**DATA SUPPLIED**:

════════════════

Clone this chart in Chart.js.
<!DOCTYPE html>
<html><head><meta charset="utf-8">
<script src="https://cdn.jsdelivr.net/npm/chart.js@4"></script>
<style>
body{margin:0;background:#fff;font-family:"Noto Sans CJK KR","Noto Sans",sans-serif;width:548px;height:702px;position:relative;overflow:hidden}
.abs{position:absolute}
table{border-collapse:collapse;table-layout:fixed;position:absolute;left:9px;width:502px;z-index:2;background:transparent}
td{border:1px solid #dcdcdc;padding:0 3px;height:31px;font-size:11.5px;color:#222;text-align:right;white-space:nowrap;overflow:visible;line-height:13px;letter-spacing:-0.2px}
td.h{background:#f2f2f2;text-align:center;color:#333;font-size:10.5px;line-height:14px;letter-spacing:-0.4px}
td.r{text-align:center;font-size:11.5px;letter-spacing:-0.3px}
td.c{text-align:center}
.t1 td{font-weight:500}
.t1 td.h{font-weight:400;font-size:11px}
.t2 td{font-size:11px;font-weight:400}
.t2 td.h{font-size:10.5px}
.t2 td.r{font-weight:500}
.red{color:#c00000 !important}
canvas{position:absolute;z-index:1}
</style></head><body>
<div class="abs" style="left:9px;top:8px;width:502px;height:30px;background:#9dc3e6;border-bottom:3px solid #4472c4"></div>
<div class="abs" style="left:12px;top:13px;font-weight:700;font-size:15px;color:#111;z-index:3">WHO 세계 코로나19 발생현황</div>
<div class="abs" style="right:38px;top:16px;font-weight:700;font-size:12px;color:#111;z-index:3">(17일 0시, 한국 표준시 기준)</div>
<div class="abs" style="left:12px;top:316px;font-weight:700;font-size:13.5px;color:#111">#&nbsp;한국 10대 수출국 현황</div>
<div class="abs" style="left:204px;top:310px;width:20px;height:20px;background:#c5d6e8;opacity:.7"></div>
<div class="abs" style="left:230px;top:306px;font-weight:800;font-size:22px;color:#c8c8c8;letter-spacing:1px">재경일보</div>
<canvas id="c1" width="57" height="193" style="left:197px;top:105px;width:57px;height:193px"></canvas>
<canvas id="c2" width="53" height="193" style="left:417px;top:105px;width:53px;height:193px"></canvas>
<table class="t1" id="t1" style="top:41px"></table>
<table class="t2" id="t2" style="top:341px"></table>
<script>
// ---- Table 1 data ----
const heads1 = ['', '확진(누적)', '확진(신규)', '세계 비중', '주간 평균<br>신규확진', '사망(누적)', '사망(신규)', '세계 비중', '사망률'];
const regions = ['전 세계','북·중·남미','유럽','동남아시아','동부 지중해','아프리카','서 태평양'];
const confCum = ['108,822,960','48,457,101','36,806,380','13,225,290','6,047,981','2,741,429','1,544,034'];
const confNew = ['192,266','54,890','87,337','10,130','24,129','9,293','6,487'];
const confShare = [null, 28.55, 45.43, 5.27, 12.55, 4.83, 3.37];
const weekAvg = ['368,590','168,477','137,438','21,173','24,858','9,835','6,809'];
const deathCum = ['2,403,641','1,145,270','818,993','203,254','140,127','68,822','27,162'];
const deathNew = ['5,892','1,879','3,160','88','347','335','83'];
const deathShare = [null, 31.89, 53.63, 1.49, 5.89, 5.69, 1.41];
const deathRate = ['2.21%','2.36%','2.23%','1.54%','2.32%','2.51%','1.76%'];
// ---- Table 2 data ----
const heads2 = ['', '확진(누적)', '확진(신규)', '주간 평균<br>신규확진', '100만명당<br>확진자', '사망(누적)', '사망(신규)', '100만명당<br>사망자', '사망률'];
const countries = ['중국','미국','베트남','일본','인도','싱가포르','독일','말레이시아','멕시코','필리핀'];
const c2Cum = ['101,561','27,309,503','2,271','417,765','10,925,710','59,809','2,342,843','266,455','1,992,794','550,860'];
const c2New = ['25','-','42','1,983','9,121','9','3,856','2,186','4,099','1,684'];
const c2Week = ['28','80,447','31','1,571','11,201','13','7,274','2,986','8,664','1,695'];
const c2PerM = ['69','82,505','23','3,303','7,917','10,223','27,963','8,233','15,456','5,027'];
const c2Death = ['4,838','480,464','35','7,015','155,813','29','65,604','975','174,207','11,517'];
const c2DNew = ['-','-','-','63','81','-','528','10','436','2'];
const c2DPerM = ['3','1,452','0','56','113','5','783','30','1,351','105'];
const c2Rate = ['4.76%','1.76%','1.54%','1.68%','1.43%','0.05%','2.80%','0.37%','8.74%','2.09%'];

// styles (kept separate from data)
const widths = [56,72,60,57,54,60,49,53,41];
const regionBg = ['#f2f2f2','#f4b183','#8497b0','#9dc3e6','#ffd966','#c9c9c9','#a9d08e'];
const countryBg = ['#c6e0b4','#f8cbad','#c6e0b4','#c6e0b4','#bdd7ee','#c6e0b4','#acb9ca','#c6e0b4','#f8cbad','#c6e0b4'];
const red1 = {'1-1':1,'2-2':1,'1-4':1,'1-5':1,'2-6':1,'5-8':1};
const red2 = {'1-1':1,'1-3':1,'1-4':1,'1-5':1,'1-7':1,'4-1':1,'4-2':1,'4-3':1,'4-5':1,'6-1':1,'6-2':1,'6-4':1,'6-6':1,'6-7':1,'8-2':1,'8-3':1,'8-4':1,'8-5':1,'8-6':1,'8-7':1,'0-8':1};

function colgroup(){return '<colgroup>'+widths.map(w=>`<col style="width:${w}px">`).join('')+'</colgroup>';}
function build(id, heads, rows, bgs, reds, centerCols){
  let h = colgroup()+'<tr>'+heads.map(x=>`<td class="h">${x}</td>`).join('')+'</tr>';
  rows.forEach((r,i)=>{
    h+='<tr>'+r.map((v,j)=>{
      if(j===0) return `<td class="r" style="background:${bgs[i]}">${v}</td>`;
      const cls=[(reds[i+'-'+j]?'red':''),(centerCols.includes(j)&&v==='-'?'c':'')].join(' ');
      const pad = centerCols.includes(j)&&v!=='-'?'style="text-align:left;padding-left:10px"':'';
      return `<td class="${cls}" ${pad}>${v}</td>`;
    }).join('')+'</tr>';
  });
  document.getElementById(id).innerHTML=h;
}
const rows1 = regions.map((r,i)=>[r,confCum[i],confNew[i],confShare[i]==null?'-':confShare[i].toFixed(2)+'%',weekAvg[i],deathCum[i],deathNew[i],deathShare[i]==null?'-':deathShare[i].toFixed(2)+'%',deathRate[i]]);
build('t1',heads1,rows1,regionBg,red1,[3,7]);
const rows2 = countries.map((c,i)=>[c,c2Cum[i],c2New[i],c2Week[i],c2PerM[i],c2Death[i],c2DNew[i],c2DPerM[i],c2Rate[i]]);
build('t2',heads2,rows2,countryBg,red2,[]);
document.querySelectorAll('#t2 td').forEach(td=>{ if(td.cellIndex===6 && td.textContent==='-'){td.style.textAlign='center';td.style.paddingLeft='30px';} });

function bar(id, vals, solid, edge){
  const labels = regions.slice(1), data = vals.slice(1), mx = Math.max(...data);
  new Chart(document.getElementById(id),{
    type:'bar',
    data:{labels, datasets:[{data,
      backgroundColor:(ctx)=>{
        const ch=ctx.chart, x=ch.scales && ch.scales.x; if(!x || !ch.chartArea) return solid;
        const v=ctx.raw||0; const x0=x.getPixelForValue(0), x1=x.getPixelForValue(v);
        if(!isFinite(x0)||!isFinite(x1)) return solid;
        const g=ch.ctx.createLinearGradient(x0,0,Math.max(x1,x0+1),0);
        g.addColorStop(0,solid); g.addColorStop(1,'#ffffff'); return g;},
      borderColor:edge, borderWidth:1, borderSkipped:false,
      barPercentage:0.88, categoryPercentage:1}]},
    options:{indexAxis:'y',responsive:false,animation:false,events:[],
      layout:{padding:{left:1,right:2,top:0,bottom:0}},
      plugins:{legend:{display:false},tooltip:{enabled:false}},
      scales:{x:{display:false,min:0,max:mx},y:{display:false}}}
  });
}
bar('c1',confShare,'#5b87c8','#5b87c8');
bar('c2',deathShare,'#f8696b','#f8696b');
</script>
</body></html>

════════════════

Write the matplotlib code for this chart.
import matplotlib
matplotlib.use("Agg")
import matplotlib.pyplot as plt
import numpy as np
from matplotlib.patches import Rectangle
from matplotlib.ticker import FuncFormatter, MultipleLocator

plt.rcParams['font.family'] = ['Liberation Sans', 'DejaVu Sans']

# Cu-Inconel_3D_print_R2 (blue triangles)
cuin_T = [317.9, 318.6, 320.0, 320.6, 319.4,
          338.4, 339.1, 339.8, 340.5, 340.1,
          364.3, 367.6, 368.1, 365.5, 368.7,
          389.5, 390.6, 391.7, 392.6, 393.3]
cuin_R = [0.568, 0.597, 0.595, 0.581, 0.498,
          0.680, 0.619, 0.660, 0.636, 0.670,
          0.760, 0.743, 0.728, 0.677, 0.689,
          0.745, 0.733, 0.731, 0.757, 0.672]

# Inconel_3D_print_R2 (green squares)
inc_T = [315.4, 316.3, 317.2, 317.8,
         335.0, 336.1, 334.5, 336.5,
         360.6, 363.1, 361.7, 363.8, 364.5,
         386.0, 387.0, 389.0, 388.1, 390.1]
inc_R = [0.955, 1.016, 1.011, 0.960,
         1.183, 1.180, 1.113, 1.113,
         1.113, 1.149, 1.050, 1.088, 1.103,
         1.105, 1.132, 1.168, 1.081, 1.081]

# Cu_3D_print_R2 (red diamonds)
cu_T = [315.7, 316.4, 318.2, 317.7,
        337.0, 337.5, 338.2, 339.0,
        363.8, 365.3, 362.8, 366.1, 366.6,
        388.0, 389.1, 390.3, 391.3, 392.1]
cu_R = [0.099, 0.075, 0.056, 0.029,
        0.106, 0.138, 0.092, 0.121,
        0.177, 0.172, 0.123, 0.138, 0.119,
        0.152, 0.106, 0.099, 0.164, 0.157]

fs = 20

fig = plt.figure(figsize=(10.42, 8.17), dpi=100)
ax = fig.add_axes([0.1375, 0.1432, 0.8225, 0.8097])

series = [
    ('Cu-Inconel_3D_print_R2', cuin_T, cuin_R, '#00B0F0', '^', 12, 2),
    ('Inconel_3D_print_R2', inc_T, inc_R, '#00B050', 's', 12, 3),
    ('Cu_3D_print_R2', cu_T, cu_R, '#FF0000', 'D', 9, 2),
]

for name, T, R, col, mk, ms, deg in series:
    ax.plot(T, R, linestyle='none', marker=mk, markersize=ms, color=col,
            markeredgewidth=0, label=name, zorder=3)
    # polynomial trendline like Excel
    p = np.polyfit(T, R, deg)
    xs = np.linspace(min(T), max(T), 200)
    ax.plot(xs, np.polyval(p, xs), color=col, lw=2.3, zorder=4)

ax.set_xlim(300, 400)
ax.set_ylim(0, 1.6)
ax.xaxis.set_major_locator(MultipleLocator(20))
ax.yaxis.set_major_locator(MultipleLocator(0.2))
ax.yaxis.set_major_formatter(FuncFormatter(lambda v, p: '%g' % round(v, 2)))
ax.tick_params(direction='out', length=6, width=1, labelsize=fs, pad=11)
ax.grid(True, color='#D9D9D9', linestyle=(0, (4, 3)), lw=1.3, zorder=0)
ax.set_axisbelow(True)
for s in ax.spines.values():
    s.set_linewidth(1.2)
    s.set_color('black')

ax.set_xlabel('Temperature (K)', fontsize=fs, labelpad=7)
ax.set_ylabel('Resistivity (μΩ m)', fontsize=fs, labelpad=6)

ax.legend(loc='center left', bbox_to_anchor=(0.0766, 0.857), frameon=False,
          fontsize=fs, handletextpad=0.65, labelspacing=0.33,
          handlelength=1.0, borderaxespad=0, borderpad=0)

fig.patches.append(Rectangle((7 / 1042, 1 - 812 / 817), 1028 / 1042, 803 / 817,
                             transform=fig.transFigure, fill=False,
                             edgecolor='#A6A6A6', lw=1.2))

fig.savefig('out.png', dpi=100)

════════════════

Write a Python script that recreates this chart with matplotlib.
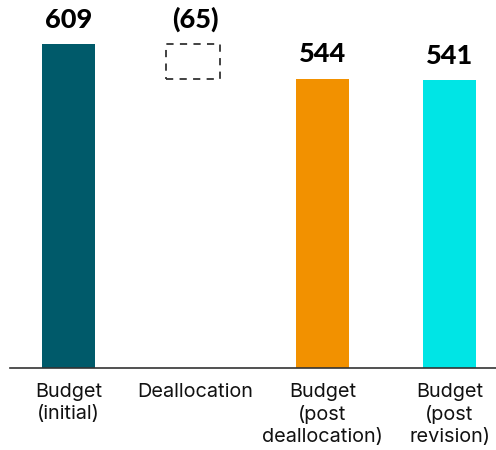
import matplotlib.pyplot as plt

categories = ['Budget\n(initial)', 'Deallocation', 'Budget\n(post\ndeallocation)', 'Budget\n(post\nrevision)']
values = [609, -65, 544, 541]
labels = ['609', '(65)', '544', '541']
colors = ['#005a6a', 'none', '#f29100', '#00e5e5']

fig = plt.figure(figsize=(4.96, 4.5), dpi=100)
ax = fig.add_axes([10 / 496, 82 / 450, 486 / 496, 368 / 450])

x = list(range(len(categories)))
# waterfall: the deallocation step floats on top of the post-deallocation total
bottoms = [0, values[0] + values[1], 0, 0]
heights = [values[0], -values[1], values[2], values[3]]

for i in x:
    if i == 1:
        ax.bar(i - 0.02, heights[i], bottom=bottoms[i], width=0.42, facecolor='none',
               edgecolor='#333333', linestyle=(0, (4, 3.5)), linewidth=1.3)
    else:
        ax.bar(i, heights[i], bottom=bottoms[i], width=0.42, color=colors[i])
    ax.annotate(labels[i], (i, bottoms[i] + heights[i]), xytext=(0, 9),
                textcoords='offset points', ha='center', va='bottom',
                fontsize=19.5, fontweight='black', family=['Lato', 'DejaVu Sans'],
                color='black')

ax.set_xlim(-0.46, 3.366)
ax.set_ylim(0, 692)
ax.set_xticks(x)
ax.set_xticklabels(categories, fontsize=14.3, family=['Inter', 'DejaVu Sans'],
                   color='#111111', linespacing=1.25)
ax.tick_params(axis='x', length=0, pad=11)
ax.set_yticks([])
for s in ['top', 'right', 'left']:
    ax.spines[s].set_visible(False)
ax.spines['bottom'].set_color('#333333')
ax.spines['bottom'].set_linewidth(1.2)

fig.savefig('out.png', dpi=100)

════════════════

**TASK DESCRIPTION**: Your first line is the one with "Write a Python", and your last is the one with "colors = ['#005a6a', 'none', '#f29100', '#00e5e5']". Copy those and every line between them exactly, without any pictures.

**COMPLETE RESPONSE**:
Write a Python script that recreates this chart with matplotlib.
import matplotlib.pyplot as plt

categories = ['Budget\n(initial)', 'Deallocation', 'Budget\n(post\ndeallocation)', 'Budget\n(post\nrevision)']
values = [609, -65, 544, 541]
labels = ['609', '(65)', '544', '541']
colors = ['#005a6a', 'none', '#f29100', '#00e5e5']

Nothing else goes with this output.